Trinidad is easy to walk around and there are stalls selling souvenirs and even people selling from their own houses. We visited the main square (Plaza Mayor) and again live music is everywhere. We noticed a lot of “casas particulares” signs (rooms to rent in family homes) so the rather over the top Grand Hotel is not the only place to stay.

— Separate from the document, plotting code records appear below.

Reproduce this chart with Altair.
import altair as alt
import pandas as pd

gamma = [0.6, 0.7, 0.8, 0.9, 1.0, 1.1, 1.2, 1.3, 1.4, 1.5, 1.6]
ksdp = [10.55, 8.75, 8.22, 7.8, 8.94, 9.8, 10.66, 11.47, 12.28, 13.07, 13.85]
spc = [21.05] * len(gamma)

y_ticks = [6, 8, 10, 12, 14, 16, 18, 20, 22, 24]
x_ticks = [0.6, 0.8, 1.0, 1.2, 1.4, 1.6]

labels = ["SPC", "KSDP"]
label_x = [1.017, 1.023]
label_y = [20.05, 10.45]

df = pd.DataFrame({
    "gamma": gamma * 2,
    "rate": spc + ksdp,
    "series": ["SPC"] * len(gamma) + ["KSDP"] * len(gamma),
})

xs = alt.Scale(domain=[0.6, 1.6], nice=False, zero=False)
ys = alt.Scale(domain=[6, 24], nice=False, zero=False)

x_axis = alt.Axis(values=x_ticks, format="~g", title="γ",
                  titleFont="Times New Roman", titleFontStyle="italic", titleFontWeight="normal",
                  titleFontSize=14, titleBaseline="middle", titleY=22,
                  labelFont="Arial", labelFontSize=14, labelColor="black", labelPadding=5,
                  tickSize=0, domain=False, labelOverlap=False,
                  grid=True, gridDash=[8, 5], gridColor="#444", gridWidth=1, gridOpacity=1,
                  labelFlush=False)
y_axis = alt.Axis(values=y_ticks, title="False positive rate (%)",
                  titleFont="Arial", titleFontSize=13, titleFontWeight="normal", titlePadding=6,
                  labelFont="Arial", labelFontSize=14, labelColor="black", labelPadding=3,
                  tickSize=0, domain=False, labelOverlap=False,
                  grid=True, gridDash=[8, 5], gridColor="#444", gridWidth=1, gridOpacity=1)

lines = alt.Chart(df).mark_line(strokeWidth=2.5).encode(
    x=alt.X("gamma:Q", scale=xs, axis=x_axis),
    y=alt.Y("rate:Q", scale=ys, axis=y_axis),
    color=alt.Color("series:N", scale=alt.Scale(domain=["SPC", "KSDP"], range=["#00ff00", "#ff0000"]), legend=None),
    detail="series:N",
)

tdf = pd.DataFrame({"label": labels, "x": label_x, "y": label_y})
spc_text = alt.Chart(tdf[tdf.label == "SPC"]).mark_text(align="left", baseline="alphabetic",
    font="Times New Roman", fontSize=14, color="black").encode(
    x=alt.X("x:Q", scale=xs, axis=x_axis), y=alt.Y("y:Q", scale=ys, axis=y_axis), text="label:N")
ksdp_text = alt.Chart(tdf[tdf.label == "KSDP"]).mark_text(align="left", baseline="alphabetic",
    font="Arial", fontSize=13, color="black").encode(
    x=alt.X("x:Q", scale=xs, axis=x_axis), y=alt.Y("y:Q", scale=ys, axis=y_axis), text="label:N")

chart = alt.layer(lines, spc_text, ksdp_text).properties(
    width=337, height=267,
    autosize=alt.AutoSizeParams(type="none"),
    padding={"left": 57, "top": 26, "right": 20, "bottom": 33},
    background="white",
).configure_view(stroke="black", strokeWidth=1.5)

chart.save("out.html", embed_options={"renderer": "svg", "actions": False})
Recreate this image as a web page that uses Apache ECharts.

It’s worth visiting the Convento de San Francisco de Asis where I climbed the bell tower and also saw a small exhibition about the revolution (strange to have such an exhibition, complete with a tank, in a convent, I thought). Another trip to do is the train through the sugarcane fields. No longer a steam train, unfortunately, but this diesel locomotive pulls 3 open sided carriages and it takes you through sugar cane fields (not as prolific as they used to be), through villages, past horse drawn carts and gaucho style horsemen. The rail track is rather overgrown now so it is not unusual to have to chase cows and goats off the track (we had to slow down often to allow cows to move off the line!) The final destination is Valle de los Ingenios but there is not much to see there, just a dilapidated sugar mill. On the way back there is a much more interesting stop at Monaca-Iznaga where you can climb another tower and buy souvenirs from the locals. There is also an old Hacienda where you can get a coffee, tea or a quick meal. Although very basic, the train has a bar (very rum orientated of course).

One afternoon we hired a vintage car to take us to the beach, Playa Ancon (about 8 kilometres away) and we spent a lovely few hours on this beautiful white stretch of sand.

Eating out in the evenings again means live music in most restaurants and we found the people as friendly as those we had met in Havana. You wouldn’t need to spend long in Trinidad but it is definitely worth a visit.